The NES supports 64 sprites, each either 1 or 2 patterns in size (8x8 and 8x16, respectively), depending on whether a global flag is set. Analogous to the attribute table, each sprite contains the 2 high bits of color (though still that allows only 4 colors per sprite). Other info each sprite possesses includes position (obviously), mirroring parameters, and whether the sprite is in the foreground or background. However, even if you can have 64 sprites, the NES only supports 8 sprites per scan line; if there is more than that, only the 8 with the highest priority are drawn (smart games can cycle through their sprites each frame, but that results in flicker).

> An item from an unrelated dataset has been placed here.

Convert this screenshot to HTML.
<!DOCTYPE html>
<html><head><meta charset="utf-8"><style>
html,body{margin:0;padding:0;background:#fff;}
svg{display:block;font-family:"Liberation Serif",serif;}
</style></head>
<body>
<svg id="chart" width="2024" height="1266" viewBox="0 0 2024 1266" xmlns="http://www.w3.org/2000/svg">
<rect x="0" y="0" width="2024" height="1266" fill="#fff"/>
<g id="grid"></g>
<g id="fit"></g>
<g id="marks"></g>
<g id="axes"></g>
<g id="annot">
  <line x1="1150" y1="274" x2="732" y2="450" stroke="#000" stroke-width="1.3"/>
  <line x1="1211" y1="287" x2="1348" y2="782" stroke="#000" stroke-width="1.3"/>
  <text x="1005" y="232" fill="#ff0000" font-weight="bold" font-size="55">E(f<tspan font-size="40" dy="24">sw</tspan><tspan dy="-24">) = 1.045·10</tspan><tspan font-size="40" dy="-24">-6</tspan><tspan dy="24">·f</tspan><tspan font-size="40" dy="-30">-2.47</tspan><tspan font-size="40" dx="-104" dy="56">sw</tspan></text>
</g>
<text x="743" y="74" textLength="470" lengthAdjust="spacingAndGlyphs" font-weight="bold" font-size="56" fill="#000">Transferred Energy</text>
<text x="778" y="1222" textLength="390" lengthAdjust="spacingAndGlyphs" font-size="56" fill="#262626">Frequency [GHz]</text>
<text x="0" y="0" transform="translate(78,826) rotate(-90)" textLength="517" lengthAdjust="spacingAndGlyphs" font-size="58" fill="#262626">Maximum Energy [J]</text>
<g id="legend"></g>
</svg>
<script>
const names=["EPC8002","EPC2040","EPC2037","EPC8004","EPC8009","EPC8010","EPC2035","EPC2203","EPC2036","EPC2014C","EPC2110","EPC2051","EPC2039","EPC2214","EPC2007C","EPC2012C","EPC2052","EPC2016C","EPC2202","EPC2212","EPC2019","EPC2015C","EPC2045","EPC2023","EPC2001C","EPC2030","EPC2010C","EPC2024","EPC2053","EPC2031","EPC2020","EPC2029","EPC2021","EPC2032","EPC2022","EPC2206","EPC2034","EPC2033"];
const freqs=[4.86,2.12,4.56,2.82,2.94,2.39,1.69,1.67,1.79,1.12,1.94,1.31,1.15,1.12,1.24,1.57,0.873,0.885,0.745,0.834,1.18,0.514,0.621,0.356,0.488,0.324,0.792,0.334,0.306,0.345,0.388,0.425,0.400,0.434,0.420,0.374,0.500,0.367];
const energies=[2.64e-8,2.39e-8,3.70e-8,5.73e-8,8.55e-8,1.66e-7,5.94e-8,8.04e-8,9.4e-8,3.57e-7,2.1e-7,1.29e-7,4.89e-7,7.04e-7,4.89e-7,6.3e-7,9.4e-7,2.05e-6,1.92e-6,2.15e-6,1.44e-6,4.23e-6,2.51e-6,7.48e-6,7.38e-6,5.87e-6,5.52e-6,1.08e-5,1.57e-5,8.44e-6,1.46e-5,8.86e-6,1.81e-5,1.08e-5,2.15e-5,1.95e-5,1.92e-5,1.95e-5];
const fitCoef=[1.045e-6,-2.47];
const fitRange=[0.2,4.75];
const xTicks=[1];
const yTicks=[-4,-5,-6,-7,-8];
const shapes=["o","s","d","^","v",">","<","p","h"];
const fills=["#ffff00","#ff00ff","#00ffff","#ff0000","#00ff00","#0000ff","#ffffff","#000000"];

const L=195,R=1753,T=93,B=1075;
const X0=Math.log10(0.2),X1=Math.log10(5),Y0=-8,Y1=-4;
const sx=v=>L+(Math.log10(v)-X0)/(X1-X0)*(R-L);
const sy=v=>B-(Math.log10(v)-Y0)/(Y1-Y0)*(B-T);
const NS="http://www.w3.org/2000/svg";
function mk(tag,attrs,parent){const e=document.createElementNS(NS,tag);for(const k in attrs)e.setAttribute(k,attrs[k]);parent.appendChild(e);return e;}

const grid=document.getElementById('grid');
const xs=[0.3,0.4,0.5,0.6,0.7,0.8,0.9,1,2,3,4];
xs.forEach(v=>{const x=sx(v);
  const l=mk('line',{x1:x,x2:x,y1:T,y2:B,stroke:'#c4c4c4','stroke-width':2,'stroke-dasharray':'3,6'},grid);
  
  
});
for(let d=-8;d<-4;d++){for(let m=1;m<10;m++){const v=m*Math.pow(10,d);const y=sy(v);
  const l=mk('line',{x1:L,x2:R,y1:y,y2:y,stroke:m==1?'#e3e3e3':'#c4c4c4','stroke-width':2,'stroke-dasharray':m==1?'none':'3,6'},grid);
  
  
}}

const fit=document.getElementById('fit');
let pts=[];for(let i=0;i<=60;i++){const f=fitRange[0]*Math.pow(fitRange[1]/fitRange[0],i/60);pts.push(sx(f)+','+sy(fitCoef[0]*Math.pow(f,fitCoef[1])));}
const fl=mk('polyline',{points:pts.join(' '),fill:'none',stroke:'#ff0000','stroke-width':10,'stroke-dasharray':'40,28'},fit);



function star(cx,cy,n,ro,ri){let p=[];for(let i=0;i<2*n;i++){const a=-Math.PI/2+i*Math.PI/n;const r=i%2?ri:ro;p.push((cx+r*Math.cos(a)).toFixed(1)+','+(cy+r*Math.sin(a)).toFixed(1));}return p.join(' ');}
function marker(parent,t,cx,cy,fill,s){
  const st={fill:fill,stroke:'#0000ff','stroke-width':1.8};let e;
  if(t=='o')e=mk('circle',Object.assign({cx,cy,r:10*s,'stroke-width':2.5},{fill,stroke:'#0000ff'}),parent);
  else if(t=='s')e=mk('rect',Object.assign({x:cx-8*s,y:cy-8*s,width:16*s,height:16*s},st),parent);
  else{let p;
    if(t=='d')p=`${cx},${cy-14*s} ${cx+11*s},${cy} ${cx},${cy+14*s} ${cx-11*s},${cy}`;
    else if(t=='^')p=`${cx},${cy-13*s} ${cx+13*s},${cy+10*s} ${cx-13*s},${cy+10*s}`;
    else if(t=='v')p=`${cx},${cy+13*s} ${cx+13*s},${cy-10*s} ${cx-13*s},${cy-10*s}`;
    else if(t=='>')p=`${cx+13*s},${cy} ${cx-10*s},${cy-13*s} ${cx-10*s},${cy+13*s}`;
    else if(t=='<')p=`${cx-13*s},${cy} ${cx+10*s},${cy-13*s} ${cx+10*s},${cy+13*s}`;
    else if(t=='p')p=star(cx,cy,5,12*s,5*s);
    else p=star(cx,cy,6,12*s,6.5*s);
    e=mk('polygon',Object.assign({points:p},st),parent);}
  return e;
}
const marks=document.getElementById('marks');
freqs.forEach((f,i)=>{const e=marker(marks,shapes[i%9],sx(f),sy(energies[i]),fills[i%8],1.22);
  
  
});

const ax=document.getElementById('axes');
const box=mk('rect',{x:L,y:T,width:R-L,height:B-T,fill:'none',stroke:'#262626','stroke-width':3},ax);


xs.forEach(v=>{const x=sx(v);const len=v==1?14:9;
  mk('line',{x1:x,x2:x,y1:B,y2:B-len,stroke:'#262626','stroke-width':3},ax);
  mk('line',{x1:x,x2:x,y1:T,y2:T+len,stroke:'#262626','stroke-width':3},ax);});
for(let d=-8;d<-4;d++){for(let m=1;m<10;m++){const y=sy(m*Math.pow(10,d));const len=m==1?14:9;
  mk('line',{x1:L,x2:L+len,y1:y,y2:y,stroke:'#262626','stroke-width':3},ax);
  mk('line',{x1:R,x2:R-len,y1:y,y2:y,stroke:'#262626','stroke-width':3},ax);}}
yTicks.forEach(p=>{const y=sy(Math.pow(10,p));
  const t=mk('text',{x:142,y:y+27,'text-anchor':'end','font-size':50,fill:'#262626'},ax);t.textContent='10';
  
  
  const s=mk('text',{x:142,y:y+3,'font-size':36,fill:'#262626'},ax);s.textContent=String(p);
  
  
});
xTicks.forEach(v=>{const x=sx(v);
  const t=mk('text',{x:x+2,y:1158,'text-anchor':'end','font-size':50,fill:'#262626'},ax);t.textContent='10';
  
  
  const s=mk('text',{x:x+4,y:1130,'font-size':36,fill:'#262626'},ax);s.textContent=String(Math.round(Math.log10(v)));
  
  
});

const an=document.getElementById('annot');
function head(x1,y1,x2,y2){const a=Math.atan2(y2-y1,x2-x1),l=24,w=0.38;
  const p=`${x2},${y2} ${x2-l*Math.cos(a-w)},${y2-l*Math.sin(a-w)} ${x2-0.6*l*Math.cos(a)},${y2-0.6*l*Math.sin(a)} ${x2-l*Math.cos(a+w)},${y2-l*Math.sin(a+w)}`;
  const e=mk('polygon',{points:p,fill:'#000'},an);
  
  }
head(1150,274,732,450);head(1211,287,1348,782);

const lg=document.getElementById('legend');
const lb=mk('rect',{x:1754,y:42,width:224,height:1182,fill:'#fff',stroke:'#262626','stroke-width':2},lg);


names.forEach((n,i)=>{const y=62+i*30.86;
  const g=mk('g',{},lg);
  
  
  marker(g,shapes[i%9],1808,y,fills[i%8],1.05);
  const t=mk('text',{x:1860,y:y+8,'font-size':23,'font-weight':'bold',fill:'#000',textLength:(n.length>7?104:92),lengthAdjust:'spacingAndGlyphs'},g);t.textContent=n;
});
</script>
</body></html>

There are, however, some tricks that can be done to circumvent some of the innate limitations (e.g. 16 colors, 16x16 blocks, 64 sprites, etc.). These often involve clever but perverse tricks related to swapping out the various things such as scroll offset or sprite data while drawing is underway. One common use of this is to draw part of the screen (the gameplay) with scrolling, while a portion of the screen on top or bottom is fixed (the score area). This can also be used to draw more than 64 sprites per frame, though there's still a limitation of only 8 sprites per scan line.



Blaster Master and others frequently use the background as a grotesque way to draw very large sprites. In the above screen shot, the boss crab is actually the background, while the bubbles, player, and energy bars are sprites (the green areas of the boss are actually sprites, as well). The crab has a couple frames of animation; each of these is on a separate screen in the name table, and every frame the scrolling position is modified. This results in the crab moving around the screen and animating, as if it were a huge sprite.

Oh, and in case you were wondering, yes, this boss frequently exceeds the 8 sprites per scan line limit (that would be 4 bubbles), resulting in the game slowing down to draw them all.